_Task goal:_
Please repeat all of the lines that follow, exactly as written.

_Data section:_
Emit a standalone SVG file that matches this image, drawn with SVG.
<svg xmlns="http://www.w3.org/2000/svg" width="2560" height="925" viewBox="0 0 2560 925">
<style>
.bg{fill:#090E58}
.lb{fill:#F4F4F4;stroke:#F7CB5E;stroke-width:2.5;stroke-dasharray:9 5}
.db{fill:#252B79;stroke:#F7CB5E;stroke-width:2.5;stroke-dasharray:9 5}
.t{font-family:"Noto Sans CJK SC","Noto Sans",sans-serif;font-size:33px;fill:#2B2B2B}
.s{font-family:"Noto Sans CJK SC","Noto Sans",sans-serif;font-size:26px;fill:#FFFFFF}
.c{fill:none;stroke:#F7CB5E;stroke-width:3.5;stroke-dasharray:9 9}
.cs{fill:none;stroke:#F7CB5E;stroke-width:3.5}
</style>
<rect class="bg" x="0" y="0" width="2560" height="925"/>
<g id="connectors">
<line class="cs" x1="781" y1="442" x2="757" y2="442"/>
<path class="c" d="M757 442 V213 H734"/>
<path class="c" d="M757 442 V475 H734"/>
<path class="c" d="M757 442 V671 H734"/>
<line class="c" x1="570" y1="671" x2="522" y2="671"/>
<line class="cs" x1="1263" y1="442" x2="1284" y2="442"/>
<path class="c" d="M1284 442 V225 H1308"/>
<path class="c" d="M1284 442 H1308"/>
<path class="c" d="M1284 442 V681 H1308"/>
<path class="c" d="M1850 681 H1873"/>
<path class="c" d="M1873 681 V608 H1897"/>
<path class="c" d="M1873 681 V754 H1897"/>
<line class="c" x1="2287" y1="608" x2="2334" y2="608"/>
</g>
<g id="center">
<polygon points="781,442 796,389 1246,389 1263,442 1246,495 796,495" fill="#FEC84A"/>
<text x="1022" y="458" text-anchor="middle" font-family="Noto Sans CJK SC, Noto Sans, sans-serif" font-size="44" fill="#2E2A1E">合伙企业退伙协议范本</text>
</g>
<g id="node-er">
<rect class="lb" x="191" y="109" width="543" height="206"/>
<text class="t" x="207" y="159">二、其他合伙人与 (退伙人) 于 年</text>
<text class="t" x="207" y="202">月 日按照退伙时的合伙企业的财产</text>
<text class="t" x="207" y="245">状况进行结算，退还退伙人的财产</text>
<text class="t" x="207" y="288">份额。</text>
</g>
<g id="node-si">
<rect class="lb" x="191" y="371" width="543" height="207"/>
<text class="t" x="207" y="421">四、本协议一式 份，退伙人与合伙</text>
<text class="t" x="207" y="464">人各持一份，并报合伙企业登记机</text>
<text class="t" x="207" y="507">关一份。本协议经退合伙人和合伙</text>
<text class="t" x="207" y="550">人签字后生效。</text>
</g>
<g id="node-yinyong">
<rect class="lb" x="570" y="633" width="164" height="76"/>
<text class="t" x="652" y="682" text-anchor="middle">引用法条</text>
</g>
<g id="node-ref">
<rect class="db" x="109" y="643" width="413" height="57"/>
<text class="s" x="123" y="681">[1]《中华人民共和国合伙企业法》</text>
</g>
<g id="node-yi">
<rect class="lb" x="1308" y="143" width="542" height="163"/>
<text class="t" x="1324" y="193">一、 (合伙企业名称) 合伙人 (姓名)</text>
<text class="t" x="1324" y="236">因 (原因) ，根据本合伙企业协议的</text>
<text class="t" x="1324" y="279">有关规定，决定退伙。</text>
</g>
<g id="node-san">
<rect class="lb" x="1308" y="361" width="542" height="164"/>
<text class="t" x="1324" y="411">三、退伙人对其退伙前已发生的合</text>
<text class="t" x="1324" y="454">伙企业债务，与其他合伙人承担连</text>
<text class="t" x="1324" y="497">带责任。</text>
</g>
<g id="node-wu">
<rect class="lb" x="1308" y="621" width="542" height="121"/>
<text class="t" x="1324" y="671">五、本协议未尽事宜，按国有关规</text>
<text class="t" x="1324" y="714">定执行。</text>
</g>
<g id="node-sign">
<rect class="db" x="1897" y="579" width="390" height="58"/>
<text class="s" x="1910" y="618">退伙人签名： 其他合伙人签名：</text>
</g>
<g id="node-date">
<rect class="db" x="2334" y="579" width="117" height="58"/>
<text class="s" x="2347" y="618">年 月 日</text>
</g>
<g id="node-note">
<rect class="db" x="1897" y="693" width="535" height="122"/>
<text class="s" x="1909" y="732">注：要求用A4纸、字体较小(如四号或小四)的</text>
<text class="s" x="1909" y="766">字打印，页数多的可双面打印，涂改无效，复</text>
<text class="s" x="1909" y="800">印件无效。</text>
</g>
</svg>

_Exercise response:_
Emit a standalone SVG file that matches this image, drawn with SVG.
<svg xmlns="http://www.w3.org/2000/svg" width="2560" height="925" viewBox="0 0 2560 925">
<style>
.bg{fill:#090E58}
.lb{fill:#F4F4F4;stroke:#F7CB5E;stroke-width:2.5;stroke-dasharray:9 5}
.db{fill:#252B79;stroke:#F7CB5E;stroke-width:2.5;stroke-dasharray:9 5}
.t{font-family:"Noto Sans CJK SC","Noto Sans",sans-serif;font-size:33px;fill:#2B2B2B}
.s{font-family:"Noto Sans CJK SC","Noto Sans",sans-serif;font-size:26px;fill:#FFFFFF}
.c{fill:none;stroke:#F7CB5E;stroke-width:3.5;stroke-dasharray:9 9}
.cs{fill:none;stroke:#F7CB5E;stroke-width:3.5}
</style>
<rect class="bg" x="0" y="0" width="2560" height="925"/>
<g id="connectors">
<line class="cs" x1="781" y1="442" x2="757" y2="442"/>
<path class="c" d="M757 442 V213 H734"/>
<path class="c" d="M757 442 V475 H734"/>
<path class="c" d="M757 442 V671 H734"/>
<line class="c" x1="570" y1="671" x2="522" y2="671"/>
<line class="cs" x1="1263" y1="442" x2="1284" y2="442"/>
<path class="c" d="M1284 442 V225 H1308"/>
<path class="c" d="M1284 442 H1308"/>
<path class="c" d="M1284 442 V681 H1308"/>
<path class="c" d="M1850 681 H1873"/>
<path class="c" d="M1873 681 V608 H1897"/>
<path class="c" d="M1873 681 V754 H1897"/>
<line class="c" x1="2287" y1="608" x2="2334" y2="608"/>
</g>
<g id="center">
<polygon points="781,442 796,389 1246,389 1263,442 1246,495 796,495" fill="#FEC84A"/>
<text x="1022" y="458" text-anchor="middle" font-family="Noto Sans CJK SC, Noto Sans, sans-serif" font-size="44" fill="#2E2A1E">合伙企业退伙协议范本</text>
</g>
<g id="node-er">
<rect class="lb" x="191" y="109" width="543" height="206"/>
<text class="t" x="207" y="159">二、其他合伙人与 (退伙人) 于 年</text>
<text class="t" x="207" y="202">月 日按照退伙时的合伙企业的财产</text>
<text class="t" x="207" y="245">状况进行结算，退还退伙人的财产</text>
<text class="t" x="207" y="288">份额。</text>
</g>
<g id="node-si">
<rect class="lb" x="191" y="371" width="543" height="207"/>
<text class="t" x="207" y="421">四、本协议一式 份，退伙人与合伙</text>
<text class="t" x="207" y="464">人各持一份，并报合伙企业登记机</text>
<text class="t" x="207" y="507">关一份。本协议经退合伙人和合伙</text>
<text class="t" x="207" y="550">人签字后生效。</text>
</g>
<g id="node-yinyong">
<rect class="lb" x="570" y="633" width="164" height="76"/>
<text class="t" x="652" y="682" text-anchor="middle">引用法条</text>
</g>
<g id="node-ref">
<rect class="db" x="109" y="643" width="413" height="57"/>
<text class="s" x="123" y="681">[1]《中华人民共和国合伙企业法》</text>
</g>
<g id="node-yi">
<rect class="lb" x="1308" y="143" width="542" height="163"/>
<text class="t" x="1324" y="193">一、 (合伙企业名称) 合伙人 (姓名)</text>
<text class="t" x="1324" y="236">因 (原因) ，根据本合伙企业协议的</text>
<text class="t" x="1324" y="279">有关规定，决定退伙。</text>
</g>
<g id="node-san">
<rect class="lb" x="1308" y="361" width="542" height="164"/>
<text class="t" x="1324" y="411">三、退伙人对其退伙前已发生的合</text>
<text class="t" x="1324" y="454">伙企业债务，与其他合伙人承担连</text>
<text class="t" x="1324" y="497">带责任。</text>
</g>
<g id="node-wu">
<rect class="lb" x="1308" y="621" width="542" height="121"/>
<text class="t" x="1324" y="671">五、本协议未尽事宜，按国有关规</text>
<text class="t" x="1324" y="714">定执行。</text>
</g>
<g id="node-sign">
<rect class="db" x="1897" y="579" width="390" height="58"/>
<text class="s" x="1910" y="618">退伙人签名： 其他合伙人签名：</text>
</g>
<g id="node-date">
<rect class="db" x="2334" y="579" width="117" height="58"/>
<text class="s" x="2347" y="618">年 月 日</text>
</g>
<g id="node-note">
<rect class="db" x="1897" y="693" width="535" height="122"/>
<text class="s" x="1909" y="732">注：要求用A4纸、字体较小(如四号或小四)的</text>
<text class="s" x="1909" y="766">字打印，页数多的可双面打印，涂改无效，复</text>
<text class="s" x="1909" y="800">印件无效。</text>
</g>
</svg>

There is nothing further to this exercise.